Andries. - Il est certain que les intérêts des
propriétaires de sapinières sont les mêmes que ceux des cultivateurs de
houblon.
La
proposition de M. de Langhe mise aux voix n’est pas adoptée.
« (N°3)
Gaules, perches, et lattes de sapin, 10 p. c. à l’entrée, 1/2 p. c. à la
sortie. »
-
Adopté.
__________________
« (N°4)
Bois pour caisses à sucre, bois de chauffage, bois feuillard, osiers, saules,
cercles, cerceaux, douves et autres subséquemment désignés au tarif général :
comme au tarif actuel. »
-
Adopté.
Vote sur l’ensemble du projet
Vote
sur l’ensemble du projet
On
procède à l’appel nominal sur l’ensemble de la loi.
58
membres sont présents.
39
votent l’adoption.
19
voient le rejet.
En
conséquence, la loi est adoptée et sera transmise au sénat.
Ont
voté l’adoption : MM. Andries, Coppieters, de Behr, de Florisone, de Langhe, de
Longrée, de Meer de Moorsel, F. de Mérode, de Nef, de Renesse, Desmanet de
Biesme, Desmet, de Terbecq, d’Huart, Dubus (aîné), Ernst, Fallon, Hye-Hoys,
Keppenne, Kervyn, Lejeune, Metz, Milcamps, Morel-Danheel, Nothomb, Pollénus,
Raikem, Scheyven, Simons, Trentesaux, Vandenbossche, Vandenhove, Van Hoobrouck,
Vergauwen, Wallaert.
Ont
voté le rejet : MM. Brabant, Corneli, de Brouckere, Demonceau, Dequesne, de
Sécus, Dolez, Dumortier, Gendebien, Lardinois, Maertens, Pirmez, Troye, Van
Volxem, Verdussen, Verhaegen. Vilain XIIII.

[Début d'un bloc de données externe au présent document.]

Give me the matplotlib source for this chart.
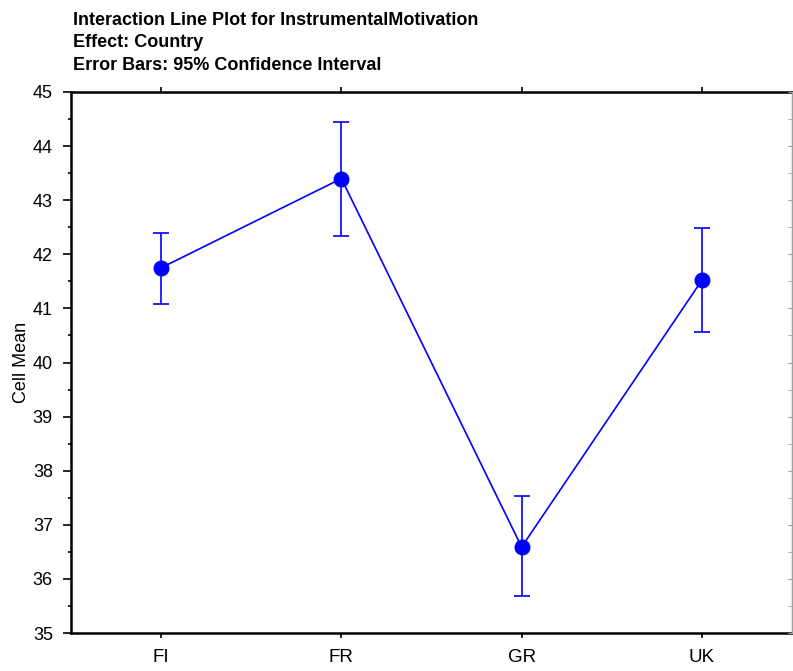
import matplotlib.pyplot as plt
import numpy as np
from matplotlib.ticker import MultipleLocator

plt.rcParams["font.family"] = ["Liberation Sans", "DejaVu Sans"]

countries = ["FI", "FR", "GR", "UK"]
cell_means = [41.75, 43.40, 36.59, 41.52]
ci_low = [41.09, 42.33, 35.68, 40.56]
ci_high = [42.39, 44.45, 37.53, 42.49]

title_lines = ["Interaction Line Plot for InstrumentalMotivation",
               "Effect: Country",
               "Error Bars: 95% Confidence Interval"]

x = np.arange(len(countries))
means = np.array(cell_means)
yerr = np.vstack([means - np.array(ci_low), np.array(ci_high) - means])

W, H = 793, 671
fig = plt.figure(figsize=(W / 100, H / 100), dpi=100)
ax = fig.add_axes([71 / W, 1 - 633 / H, 721 / W, 541 / H])

ax.errorbar(x, means, yerr=yerr, color="#0000ff", lw=1.2, marker="o", markersize=10.5,
            capsize=5.5, capthick=1.2, elinewidth=1.2)

ax.set_xlim(-0.5, 3.5)
ax.set_ylim(35, 45)
ax.set_xticks(x)
ax.set_xticklabels(countries)
ax.yaxis.set_major_locator(MultipleLocator(1))
ax.yaxis.set_minor_locator(MultipleLocator(0.5))
ax.tick_params(axis="y", which="major", labelsize=13, length=6, width=1.2, direction="out", pad=7)
ax.tick_params(axis="y", which="minor", length=2.5, width=1.2, direction="out")
ax.tick_params(axis="x", which="major", labelsize=13.5, length=3.5, width=1.2, direction="out",
               top=True, pad=8)
ax.set_ylabel("Cell Mean", fontsize=13)
ax.yaxis.set_label_coords((30 - 71) / 721, 0.5)

for side in ["left", "bottom", "top"]:
    ax.spines[side].set_linewidth(1.8)
ax.spines["right"].set_color("#a0a0a0")
ax.spines["right"].set_linewidth(1.0)

# gray inward ticks on the right edge
ax2 = ax.twinx()
ax2.set_ylim(ax.get_ylim())
ax2.yaxis.set_major_locator(MultipleLocator(1))
ax2.yaxis.set_minor_locator(MultipleLocator(0.5))
ax2.tick_params(axis="y", which="both", direction="in", length=3, color="#a0a0a0", labelright=False)
for side in ["left", "bottom", "top"]:
    ax2.spines[side].set_visible(False)
ax2.spines["right"].set_color("#a0a0a0")

for i, line in enumerate(title_lines):
    fig.text(73 / W, 1 - (20.7 + 22.2 * i) / H, line, fontsize=13, fontweight="bold",
             ha="left", va="center")

fig.savefig("out.png", dpi=100)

PROJET DE LOI PORTANT UN CREDIT SUPPLEMENTAIRE
POUR CREANCES ARRIEREES AU BUDGET DU DEPARTEMENT DES TRAVAUX PUBLICS
M. le
ministre des travaux publics (M. Nothomb) dépose sur le bureau
de la chambre un projet de loi portant ouverture d’un crédit de 105 mille
francs pour acquit de diverses dépenses de l’exercice 1835 et années
antérieures.
-
Sur la demande de ce ministre, le projet est renvoyé à la section centrale qui
a été chargée d’examiner le budget des travaux publics, cette section
considérée comme commission spéciale.
La
séance est levée à 4 heures et demie.